It involves toy storage, and a booster sticking out of the dining area, and Cozy Coupe parking.
And Elmo. Always Elmo.

Birthday cards and baby monitor and Little People buildings tucked in every corner.

In my kitchen there are sippy cup valves and snack trap lids drying in the rack along side my crystal wine glasses. Finger painted masterpieces and preschool info adorn the front of our refrigerator.

It’s not what “clean” used to be.

Gone are the days of perfectly arranged vignettes of breakable, ripable, pretty little such-and-sos on low tables.

Artfully “chopped” pillows carefully placed on completely straight sofas and chairs are fairly well a thing of the past at this point.

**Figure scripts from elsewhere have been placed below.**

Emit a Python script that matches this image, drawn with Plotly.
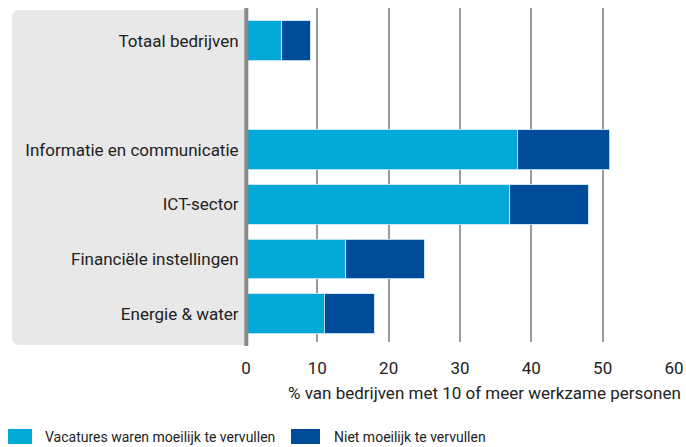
import plotly.graph_objects as go

categories = ["Totaal bedrijven", " ", "Informatie en communicatie", "ICT-sector",
              "Financiële instellingen", "Energie & water"]
moeilijk = [5, None, 38, 37, 14, 11]
niet_moeilijk = [4, None, 13, 11, 11, 7]
x_ticks = [0, 10, 20, 30, 40, 50, 60]
series_names = ["Vacatures waren moeilijk te vervullen", "Niet moeilijk te vervullen"]
colors = ["#00a9d8", "#004c9a"]
x_title = "% van bedrijven met 10 of meer werkzame personen"

FONT = "Roboto"
TXT = "#222222"
FS = 17

fig = go.Figure()
for name, vals, col in zip(series_names, [moeilijk, niet_moeilijk], colors):
    fig.add_trace(go.Bar(
        y=categories, x=vals, name=name, orientation="h", showlegend=False,
        marker=dict(color=col, line=dict(color="rgba(200,230,245,0.9)", width=1)),
    ))

W, H = 686, 447
L, R, T, B = 246, 12, 8, 105
pw = W - L - R
ph = H - T - B

def px_x(p):
    return (p - L) / pw

def px_y(p):
    return 1 - (p - T) / ph

# grey label panel with rounded left corners
x0, x1 = px_x(12), px_x(246)
y0, y1 = px_y(345), px_y(10)
rx, ry = 8 / pw, 8 / ph
path = (f"M {x1},{y1} L {x0+rx},{y1} Q {x0},{y1} {x0},{y1-ry} "
        f"L {x0},{y0+ry} Q {x0},{y0} {x0+rx},{y0} L {x1},{y0} Z")
shapes = [dict(type="path", path=path, xref="paper", yref="paper",
               fillcolor="#e8e8e8", line=dict(width=0), layer="below"),
          dict(type="line", xref="paper", yref="paper", x0=px_x(246.3), x1=px_x(246.3),
               y0=px_y(346), y1=px_y(8), line=dict(color="#8a8a8a", width=4), layer="above")]

annotations = [dict(text=x_title, xref="paper", yref="paper", x=px_x(683), y=px_y(393),
                    xanchor="right", yanchor="middle", showarrow=False,
                    font=dict(size=FS, color=TXT))]

# legend (wide swatches like the original)
LEG_FS = 14
legend_pos = [(8, 32, 43), (291, 320, 332)]
for (sx0, sx1, tx), name, col in zip(legend_pos, series_names, colors):
    shapes.append(dict(type="rect", xref="paper", yref="paper",
                       x0=px_x(sx0), x1=px_x(sx1), y0=px_y(444), y1=px_y(429),
                       fillcolor=col, line=dict(width=0)))
    annotations.append(dict(text=name, xref="paper", yref="paper", x=px_x(tx), y=px_y(437),
                            xanchor="left", yanchor="middle", showarrow=False,
                            font=dict(size=LEG_FS, color=TXT)))

fig.update_layout(
    width=W, height=H,
    margin=dict(l=L, r=R, t=T, b=B, pad=0, autoexpand=False),
    barmode="stack", bargap=0.27,
    plot_bgcolor="rgba(0,0,0,0)", paper_bgcolor="white",
    font=dict(family=FONT, size=FS, color=TXT),
    shapes=shapes, annotations=annotations, showlegend=False,
    xaxis=dict(range=[0, 60], tickvals=x_ticks, showgrid=True, gridcolor="#9a9a9a",
               gridwidth=1.5, zeroline=False, showline=False, ticks="outside",
               ticklen=11, tickcolor="rgba(0,0,0,0)", tickfont=dict(size=FS, color=TXT),
               automargin=False, fixedrange=True),
    yaxis=dict(categoryorder="array", categoryarray=categories, range=[5.52, -0.6],
               showgrid=False, zeroline=False, showline=False, ticks="outside", ticklen=3,
               tickcolor="rgba(0,0,0,0)", tickfont=dict(size=FS, color=TXT),
               automargin=False, fixedrange=True),
)

fig.write_html("out.html", config={"displayModeBar": False},
               post_script="document.body.style.margin='0';")
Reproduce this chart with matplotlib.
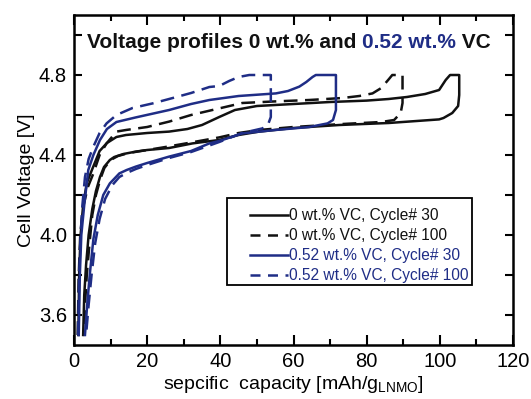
import matplotlib
matplotlib.use("Agg")
import matplotlib.pyplot as plt
from matplotlib.lines import Line2D
from matplotlib.patches import Rectangle
from matplotlib.ticker import MultipleLocator

plt.rcParams['font.family'] = ['Liberation Sans', 'DejaVu Sans']
plt.rcParams['mathtext.fontset'] = 'custom'
plt.rcParams['mathtext.rm'] = 'Liberation Sans'

BLACK = '#111111'
BLUE = '#1f2d86'

# ---- data: 0 wt.% VC, cycle 30 (charge -> CV -> discharge) ----
q_0_c30 = [1.2, 1.4, 1.8, 2.5, 3.5, 5, 7, 9, 11.6, 14.2, 20, 26, 31, 35, 39.7, 44, 50, 60, 70, 80, 86, 91, 96,
           99.8, 101.6, 102.8, 105.3,
           105.3, 105.0, 103.4, 101, 99.8, 86, 72.5, 60, 50.6, 45, 39.7, 32.4, 26, 20, 16.9, 13.5, 11, 9.8,
           8.2, 7.1, 6, 5, 4, 3.3, 2.8, 2.5]
v_0_c30 = [3.50, 3.80, 4.00, 4.15, 4.26, 4.33, 4.42, 4.46, 4.49, 4.50, 4.51, 4.517, 4.53, 4.55, 4.59, 4.625, 4.645,
           4.655, 4.665, 4.672, 4.68, 4.69, 4.705, 4.725, 4.775, 4.80, 4.80,
           4.70, 4.645, 4.61, 4.585, 4.578, 4.56, 4.55, 4.535, 4.517, 4.50, 4.475, 4.458, 4.435, 4.425, 4.417,
           4.405, 4.39, 4.375, 4.34, 4.29, 4.22, 4.13, 4.00, 3.85, 3.70, 3.50]

# ---- 0 wt.% VC, cycle 100 ----
q_0_c100 = [1.0, 1.3, 1.7, 2.5, 3.8, 5.3, 7, 8.9, 11.6, 14.2, 20, 26, 32, 39.7, 46, 55, 64.3, 73.4, 78, 81.6, 84,
            86.1, 87, 89.8,
            89.8, 89.3, 87.5, 84, 73.4, 60, 50.6, 45, 39.7, 30.6, 25, 20, 15, 12, 10, 8.3, 7.2, 6, 5, 4.2, 3.5,
            3.0, 2.8]
v_0_c100 = [3.50, 3.80, 4.00, 4.14, 4.24, 4.308, 4.40, 4.458, 4.517, 4.525, 4.54, 4.567, 4.60, 4.633, 4.66, 4.668,
            4.675, 4.685, 4.695, 4.708, 4.735, 4.78, 4.80, 4.80,
            4.66, 4.61, 4.575, 4.565, 4.555, 4.54, 4.525, 4.51, 4.488, 4.458, 4.44, 4.425, 4.41, 4.395, 4.375,
            4.335, 4.28, 4.20, 4.10, 3.95, 3.80, 3.65, 3.50]

# ---- 0.52 wt.% VC, cycle 30 ----
q_52_c30 = [1.3, 1.6, 2.0, 2.8, 3.9, 5.3, 7.1, 9, 11.6, 16.9, 26, 32, 37, 45, 55.2, 58.5, 61.6, 63.5, 65.2, 66.1,
            71.6,
            71.6, 70.8, 69.3, 64.3, 55, 46, 39.7, 37, 32, 26, 20, 16.9, 14.4, 12.4, 9.8, 8, 6.5, 5.3, 4.3, 3.6, 3.0]
v_52_c30 = [3.50, 3.80, 4.00, 4.15, 4.325, 4.40, 4.475, 4.53, 4.565, 4.588, 4.625, 4.655, 4.675, 4.695, 4.708,
            4.72, 4.742, 4.765, 4.79, 4.80, 4.80,
            4.625, 4.575, 4.558, 4.54, 4.525, 4.508, 4.47, 4.458, 4.42, 4.392, 4.36, 4.342, 4.325, 4.308, 4.258,
            4.20, 4.10, 3.98, 3.80, 3.65, 3.50]

# ---- 0.52 wt.% VC, cycle 100 ----
q_52_c100 = [1.1, 1.4, 1.8, 2.3, 3.0, 4, 5.3, 7, 8.9, 11.6, 16, 21.5, 27, 32, 37, 39.7, 42.4, 45, 47.9, 53.8,
             53.8, 53.0, 51.5, 46, 39.7, 32, 26, 20, 16.9, 14.4, 12.4, 10.5, 8.5, 7, 5.8, 4.8, 4.0, 3.3]
v_52_c100 = [3.50, 3.80, 4.00, 4.15, 4.29, 4.38, 4.442, 4.51, 4.558, 4.60, 4.635, 4.658, 4.685, 4.71, 4.74, 4.745,
             4.77, 4.79, 4.80, 4.80,
             4.59, 4.55, 4.533, 4.51, 4.465, 4.415, 4.385, 4.35, 4.33, 4.31, 4.29, 4.25, 4.18, 4.08, 3.96, 3.80,
             3.65, 3.50]

labels = ["0 wt.% VC, Cycle# 30", "0 wt.% VC, Cycle# 100",
          "0.52 wt.% VC, Cycle# 30", "0.52 wt.% VC, Cycle# 100"]
x_ticks = [0, 20, 40, 60, 80, 100, 120]
y_ticks = [3.6, 4.0, 4.4, 4.8]

W, H = 531, 399
AX_L, AX_R, AX_T, AX_B = 74, 513, 15, 345
fig = plt.figure(figsize=(W / 100, H / 100), dpi=100)
ax = fig.add_axes([AX_L / W, 1 - AX_B / H, (AX_R - AX_L) / W, (AX_B - AX_T) / H])


def axfrac(px, py):
    return (px - AX_L) / (AX_R - AX_L), (AX_B - py) / (AX_B - AX_T)


lw = 1.8
dash = (5.5, 3)
ax.plot(q_0_c30, v_0_c30, color=BLACK, lw=lw, solid_joinstyle='round')
ax.plot(q_0_c100, v_0_c100, color=BLACK, lw=lw, dashes=dash)
ax.plot(q_52_c30, v_52_c30, color=BLUE, lw=lw, solid_joinstyle='round')
ax.plot(q_52_c100, v_52_c100, color=BLUE, lw=lw, dashes=dash)

ax.set_xlim(0, 120)
ax.set_ylim(3.45, 5.1)
ax.set_xticks(x_ticks)
ax.set_yticks(y_ticks)
ax.set_yticklabels([f"{t:.1f}" for t in y_ticks])
ax.xaxis.set_minor_locator(MultipleLocator(10))
ax.yaxis.set_minor_locator(MultipleLocator(0.2))
ax.tick_params(which='both', direction='in', top=True, right=True, width=1.5, labelsize=14.5, pad=5)
ax.tick_params(axis='x', which='major', length=7)
ax.tick_params(axis='x', which='minor', length=4)
ax.tick_params(axis='y', which='both', length=6)
for s in ax.spines.values():
    s.set_linewidth(1.8)

ax.set_xlabel("sepcific  capacity [mAh/g$_{\\mathregular{LNMO}}$]", fontsize=14, labelpad=2)
ax.set_ylabel("Cell Voltage [V]", fontsize=14, labelpad=3)

# title inside axes with coloured part
tx, ty = axfrac(87, 42)
t1 = ax.text(tx, ty, "Voltage profiles 0 wt.% and ", transform=ax.transAxes, fontsize=15,
             fontweight='bold', color=BLACK, va='center', ha='left')
t2 = ax.annotate("0.52 wt.%", xy=(1, 0), xycoords=t1, fontsize=15, fontweight='bold', color=BLUE,
                 va='bottom', ha='left')
t3 = ax.annotate(" VC", xy=(1, 0), xycoords=t2, fontsize=15, fontweight='bold', color=BLACK,
                 va='bottom', ha='left')

# legend frame
fx0, fy0 = axfrac(227, 285)
fx1, fy1 = axfrac(472, 198)
ax.add_patch(Rectangle((fx0, fy0), fx1 - fx0, fy1 - fy0, transform=ax.transAxes, facecolor='white',
                       edgecolor='black', lw=1.3, zorder=4))

handles = [Line2D([], [], color=BLACK, lw=lw),
           Line2D([], [], color=BLACK, lw=lw, dashes=(4, 3)),
           Line2D([], [], color=BLUE, lw=lw),
           Line2D([], [], color=BLUE, lw=lw, dashes=(4, 3))]
lx, ly = axfrac(250, 208)
leg = ax.legend(handles, labels, loc='upper left', bbox_to_anchor=(lx, ly),
                fontsize=11.2, frameon=False, handlelength=2.45, handletextpad=0.05, labelspacing=0.33,
                borderpad=0, borderaxespad=0)
leg.set_zorder(5)
for txt, c in zip(leg.get_texts(), [BLACK, BLACK, BLUE, BLUE]):
    txt.set_color(c)

fig.savefig("out.png", dpi=100)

There are families in our life who confine the toys to playrooms and snacking to highchairs. Those who have perfectly coordinated family command centers to tastefully display artwork and schedules and information.
I kind of thought that would be us. The Mr is such a clean freak that for the first year or so of marriage, I took my glass if I left a room, because he would put it in the dishwasher if I left it sitting while I went to the loo. (Not. Kidding.) We have space for a playroom, and I do have frames in my office where I swap Jr’s art projects in and out to show them off.

Here’s the kicker.

I love seeing that “stuff. ” I like the toy cubbies and extra dish drying rack (hello- ours looks like fake grass! Cute!) and the Cozy Coupe parked by my dining table.

I like knowing that the things of our family surround us day-to-day; a place for everything, but it’s ok if things show while in their place.

Soon enough Elmo and plastic Easter eggs and tiny tricycles won’t be needed or wanted anymore.

Soon enough vases and plants can find homes on lower shelves, and protective blankets won’t be needed for sofa snack times.

Soon enough our family things will be very different, indeed.

I hope those things will find their places in our day-to-day decor as well, and reflect each of us to those we welcome into our home. Not gratuitous, but always gracious.

That’s the perfect kind of “clean” in this house.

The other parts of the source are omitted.